EXERCISE AIM => Exactly as written, set down the lines from the top of the entries through the line bearing "buying a lemon.</text>", with every picture left out.

start DATASET EXCERPTS

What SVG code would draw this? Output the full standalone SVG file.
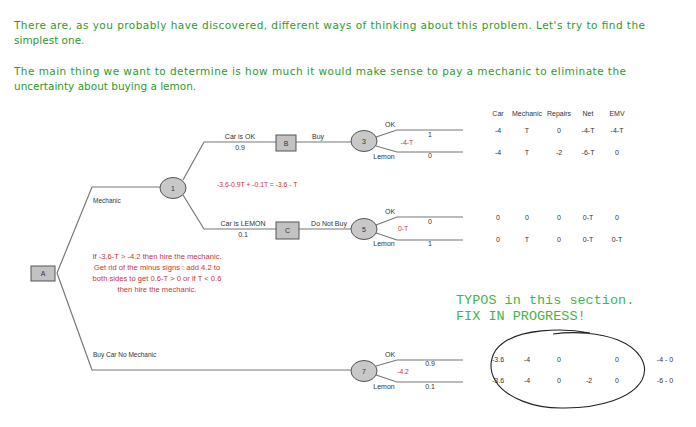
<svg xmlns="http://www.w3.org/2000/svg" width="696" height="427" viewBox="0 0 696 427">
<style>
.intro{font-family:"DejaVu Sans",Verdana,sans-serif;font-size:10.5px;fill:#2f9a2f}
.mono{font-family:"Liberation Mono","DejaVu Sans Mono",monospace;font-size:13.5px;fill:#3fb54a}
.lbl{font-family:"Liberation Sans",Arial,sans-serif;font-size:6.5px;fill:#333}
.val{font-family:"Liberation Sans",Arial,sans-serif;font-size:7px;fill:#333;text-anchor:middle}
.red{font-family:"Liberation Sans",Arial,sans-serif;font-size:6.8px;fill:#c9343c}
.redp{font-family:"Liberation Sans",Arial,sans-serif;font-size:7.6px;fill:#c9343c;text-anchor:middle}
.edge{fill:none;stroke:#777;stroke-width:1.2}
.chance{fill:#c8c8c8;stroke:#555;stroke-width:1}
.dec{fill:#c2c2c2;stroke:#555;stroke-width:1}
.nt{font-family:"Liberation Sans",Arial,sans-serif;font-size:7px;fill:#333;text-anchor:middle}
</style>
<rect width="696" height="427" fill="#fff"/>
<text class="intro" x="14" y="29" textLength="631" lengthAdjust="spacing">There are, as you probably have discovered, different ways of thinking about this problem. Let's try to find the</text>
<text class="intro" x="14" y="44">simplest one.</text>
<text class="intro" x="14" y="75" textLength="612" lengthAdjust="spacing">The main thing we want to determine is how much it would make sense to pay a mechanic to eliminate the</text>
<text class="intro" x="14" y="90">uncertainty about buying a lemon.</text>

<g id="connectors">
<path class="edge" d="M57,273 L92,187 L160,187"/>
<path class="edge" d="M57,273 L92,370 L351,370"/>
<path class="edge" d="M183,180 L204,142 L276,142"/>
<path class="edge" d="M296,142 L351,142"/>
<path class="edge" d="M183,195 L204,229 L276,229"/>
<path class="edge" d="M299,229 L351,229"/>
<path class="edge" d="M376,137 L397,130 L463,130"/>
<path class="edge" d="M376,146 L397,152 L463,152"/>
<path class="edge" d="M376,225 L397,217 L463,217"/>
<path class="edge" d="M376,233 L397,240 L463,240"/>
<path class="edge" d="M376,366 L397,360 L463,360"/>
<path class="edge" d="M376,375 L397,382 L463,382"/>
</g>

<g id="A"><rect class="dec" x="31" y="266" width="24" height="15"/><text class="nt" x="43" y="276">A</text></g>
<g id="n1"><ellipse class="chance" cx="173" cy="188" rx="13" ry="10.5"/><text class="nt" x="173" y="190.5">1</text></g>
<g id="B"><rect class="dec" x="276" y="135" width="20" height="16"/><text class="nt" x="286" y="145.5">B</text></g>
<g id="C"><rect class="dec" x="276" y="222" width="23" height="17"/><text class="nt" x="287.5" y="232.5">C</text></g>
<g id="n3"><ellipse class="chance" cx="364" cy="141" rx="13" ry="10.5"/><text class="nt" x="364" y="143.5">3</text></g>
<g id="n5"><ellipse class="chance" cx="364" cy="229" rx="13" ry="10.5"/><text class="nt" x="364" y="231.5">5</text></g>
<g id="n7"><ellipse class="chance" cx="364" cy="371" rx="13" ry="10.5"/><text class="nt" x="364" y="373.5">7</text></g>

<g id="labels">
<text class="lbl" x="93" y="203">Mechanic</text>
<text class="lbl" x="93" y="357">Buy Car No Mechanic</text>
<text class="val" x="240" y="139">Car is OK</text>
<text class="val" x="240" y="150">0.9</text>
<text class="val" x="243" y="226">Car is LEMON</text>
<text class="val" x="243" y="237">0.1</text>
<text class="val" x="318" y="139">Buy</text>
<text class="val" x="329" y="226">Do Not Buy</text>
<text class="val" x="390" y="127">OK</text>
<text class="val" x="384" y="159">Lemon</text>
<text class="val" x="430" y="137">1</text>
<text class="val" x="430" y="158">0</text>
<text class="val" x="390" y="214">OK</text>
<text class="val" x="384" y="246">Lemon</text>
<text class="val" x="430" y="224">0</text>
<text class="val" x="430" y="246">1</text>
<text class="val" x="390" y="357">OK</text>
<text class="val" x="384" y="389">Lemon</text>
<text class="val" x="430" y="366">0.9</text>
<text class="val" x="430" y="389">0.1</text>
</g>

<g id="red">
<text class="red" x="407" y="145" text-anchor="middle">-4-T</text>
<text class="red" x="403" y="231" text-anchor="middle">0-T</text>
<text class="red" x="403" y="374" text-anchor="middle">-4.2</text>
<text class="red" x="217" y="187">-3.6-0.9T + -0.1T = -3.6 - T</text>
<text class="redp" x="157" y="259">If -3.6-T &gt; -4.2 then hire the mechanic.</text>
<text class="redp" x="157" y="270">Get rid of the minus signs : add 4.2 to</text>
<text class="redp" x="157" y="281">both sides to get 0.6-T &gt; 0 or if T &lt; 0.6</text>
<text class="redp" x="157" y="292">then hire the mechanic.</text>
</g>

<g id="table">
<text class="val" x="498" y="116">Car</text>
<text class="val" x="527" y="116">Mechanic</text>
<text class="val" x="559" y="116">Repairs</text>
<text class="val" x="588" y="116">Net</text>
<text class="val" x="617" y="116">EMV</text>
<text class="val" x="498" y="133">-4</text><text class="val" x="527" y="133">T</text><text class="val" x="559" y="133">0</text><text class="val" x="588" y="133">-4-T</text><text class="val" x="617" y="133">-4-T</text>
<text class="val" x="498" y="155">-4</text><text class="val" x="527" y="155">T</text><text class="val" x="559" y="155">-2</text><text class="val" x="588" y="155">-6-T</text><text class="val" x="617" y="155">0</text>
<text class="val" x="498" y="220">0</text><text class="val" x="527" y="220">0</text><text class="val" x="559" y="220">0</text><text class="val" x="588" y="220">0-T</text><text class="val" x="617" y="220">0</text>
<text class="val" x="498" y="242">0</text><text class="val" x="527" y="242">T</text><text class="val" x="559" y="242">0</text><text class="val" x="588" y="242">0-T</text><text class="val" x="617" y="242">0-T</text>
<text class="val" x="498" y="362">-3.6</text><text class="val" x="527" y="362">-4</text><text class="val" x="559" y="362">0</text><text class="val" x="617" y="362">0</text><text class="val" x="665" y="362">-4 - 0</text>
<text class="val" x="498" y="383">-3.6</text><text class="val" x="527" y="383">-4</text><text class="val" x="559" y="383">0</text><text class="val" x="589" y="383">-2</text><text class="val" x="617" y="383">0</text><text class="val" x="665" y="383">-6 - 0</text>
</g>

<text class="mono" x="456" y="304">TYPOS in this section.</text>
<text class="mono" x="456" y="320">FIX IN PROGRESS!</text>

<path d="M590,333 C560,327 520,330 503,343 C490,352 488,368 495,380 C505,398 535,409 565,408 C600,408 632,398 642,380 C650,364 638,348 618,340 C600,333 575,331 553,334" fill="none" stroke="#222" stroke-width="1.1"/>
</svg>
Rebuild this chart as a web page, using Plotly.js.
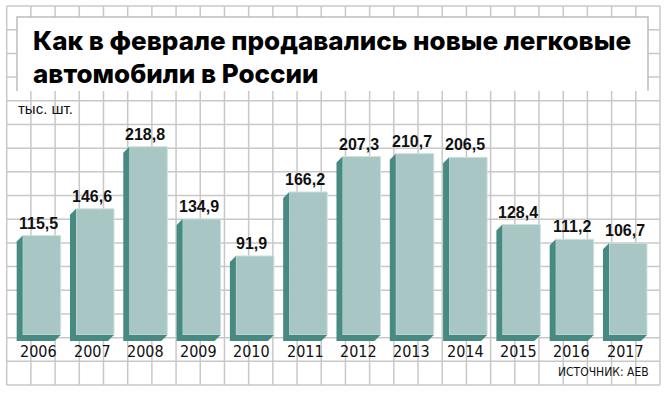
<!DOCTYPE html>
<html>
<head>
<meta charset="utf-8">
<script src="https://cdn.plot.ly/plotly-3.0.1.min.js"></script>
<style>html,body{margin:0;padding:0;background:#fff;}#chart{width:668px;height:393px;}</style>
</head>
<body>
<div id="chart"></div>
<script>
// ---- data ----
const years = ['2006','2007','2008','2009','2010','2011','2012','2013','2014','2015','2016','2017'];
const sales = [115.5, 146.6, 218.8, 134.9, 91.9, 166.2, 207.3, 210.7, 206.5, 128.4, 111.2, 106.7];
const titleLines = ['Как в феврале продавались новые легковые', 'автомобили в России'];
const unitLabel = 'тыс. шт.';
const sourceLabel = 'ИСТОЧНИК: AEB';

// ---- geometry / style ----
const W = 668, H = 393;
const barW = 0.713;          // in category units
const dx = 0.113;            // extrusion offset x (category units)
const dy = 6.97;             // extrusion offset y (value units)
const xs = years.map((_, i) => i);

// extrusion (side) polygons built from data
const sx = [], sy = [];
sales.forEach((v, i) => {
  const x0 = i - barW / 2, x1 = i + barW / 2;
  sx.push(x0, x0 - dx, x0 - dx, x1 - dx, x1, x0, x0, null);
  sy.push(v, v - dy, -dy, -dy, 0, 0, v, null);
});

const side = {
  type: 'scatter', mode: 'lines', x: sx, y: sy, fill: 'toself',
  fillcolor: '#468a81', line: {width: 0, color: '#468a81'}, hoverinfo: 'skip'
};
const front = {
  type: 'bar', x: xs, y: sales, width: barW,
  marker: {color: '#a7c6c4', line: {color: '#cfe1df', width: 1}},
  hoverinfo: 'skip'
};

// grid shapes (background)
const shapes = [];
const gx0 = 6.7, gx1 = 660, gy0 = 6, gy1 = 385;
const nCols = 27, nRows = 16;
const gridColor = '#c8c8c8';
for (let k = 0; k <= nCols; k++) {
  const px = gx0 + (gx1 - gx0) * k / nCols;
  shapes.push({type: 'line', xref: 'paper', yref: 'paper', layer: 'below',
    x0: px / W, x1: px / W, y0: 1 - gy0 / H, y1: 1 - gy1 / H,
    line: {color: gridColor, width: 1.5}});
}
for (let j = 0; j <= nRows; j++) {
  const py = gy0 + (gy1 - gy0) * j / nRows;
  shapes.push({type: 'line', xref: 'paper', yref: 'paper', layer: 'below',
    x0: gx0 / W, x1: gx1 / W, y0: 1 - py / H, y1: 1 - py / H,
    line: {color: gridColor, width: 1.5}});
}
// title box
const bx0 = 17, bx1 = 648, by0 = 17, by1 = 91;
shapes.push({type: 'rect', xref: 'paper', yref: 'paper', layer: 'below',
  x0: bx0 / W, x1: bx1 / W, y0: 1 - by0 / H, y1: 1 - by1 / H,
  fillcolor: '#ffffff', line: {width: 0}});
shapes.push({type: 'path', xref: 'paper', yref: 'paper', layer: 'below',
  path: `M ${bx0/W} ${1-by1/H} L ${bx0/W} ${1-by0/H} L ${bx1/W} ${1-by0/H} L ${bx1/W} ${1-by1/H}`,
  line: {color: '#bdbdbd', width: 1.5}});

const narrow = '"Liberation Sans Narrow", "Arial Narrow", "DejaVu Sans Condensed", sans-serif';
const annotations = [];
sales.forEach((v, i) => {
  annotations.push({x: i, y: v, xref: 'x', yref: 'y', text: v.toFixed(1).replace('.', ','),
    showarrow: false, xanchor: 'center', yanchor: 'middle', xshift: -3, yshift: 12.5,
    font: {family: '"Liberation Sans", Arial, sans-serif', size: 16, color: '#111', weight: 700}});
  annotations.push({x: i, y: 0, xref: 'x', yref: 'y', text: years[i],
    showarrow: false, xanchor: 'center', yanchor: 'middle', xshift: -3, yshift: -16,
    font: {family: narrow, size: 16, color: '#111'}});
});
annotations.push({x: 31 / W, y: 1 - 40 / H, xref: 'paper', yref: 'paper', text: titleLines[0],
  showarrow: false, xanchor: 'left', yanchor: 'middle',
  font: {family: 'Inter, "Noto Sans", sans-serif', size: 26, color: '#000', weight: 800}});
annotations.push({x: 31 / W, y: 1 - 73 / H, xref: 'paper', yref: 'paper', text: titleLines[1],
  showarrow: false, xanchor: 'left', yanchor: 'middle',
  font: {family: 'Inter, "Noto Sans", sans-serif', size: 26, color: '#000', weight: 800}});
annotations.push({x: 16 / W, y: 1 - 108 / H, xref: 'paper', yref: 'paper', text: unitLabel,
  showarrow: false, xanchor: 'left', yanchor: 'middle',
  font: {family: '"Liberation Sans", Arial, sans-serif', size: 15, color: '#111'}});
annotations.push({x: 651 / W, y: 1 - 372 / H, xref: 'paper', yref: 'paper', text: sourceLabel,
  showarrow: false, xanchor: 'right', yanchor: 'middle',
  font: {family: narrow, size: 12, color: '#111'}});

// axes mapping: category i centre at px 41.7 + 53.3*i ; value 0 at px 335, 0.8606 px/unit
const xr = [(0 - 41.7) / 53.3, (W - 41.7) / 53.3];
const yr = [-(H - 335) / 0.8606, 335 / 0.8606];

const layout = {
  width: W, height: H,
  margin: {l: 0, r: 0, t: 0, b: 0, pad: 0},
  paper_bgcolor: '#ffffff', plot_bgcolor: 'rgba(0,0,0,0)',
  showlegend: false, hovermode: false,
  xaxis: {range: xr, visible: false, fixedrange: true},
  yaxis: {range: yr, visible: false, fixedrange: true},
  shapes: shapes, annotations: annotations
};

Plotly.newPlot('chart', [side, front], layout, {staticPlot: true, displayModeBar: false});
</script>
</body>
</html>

end DATASET EXCERPTS

ANSWER TO THIS EXERCISE =>
What SVG code would draw this? Output the full standalone SVG file.
<svg xmlns="http://www.w3.org/2000/svg" width="696" height="427" viewBox="0 0 696 427">
<style>
.intro{font-family:"DejaVu Sans",Verdana,sans-serif;font-size:10.5px;fill:#2f9a2f}
.mono{font-family:"Liberation Mono","DejaVu Sans Mono",monospace;font-size:13.5px;fill:#3fb54a}
.lbl{font-family:"Liberation Sans",Arial,sans-serif;font-size:6.5px;fill:#333}
.val{font-family:"Liberation Sans",Arial,sans-serif;font-size:7px;fill:#333;text-anchor:middle}
.red{font-family:"Liberation Sans",Arial,sans-serif;font-size:6.8px;fill:#c9343c}
.redp{font-family:"Liberation Sans",Arial,sans-serif;font-size:7.6px;fill:#c9343c;text-anchor:middle}
.edge{fill:none;stroke:#777;stroke-width:1.2}
.chance{fill:#c8c8c8;stroke:#555;stroke-width:1}
.dec{fill:#c2c2c2;stroke:#555;stroke-width:1}
.nt{font-family:"Liberation Sans",Arial,sans-serif;font-size:7px;fill:#333;text-anchor:middle}
</style>
<rect width="696" height="427" fill="#fff"/>
<text class="intro" x="14" y="29" textLength="631" lengthAdjust="spacing">There are, as you probably have discovered, different ways of thinking about this problem. Let's try to find the</text>
<text class="intro" x="14" y="44">simplest one.</text>
<text class="intro" x="14" y="75" textLength="612" lengthAdjust="spacing">The main thing we want to determine is how much it would make sense to pay a mechanic to eliminate the</text>
<text class="intro" x="14" y="90">uncertainty about buying a lemon.</text>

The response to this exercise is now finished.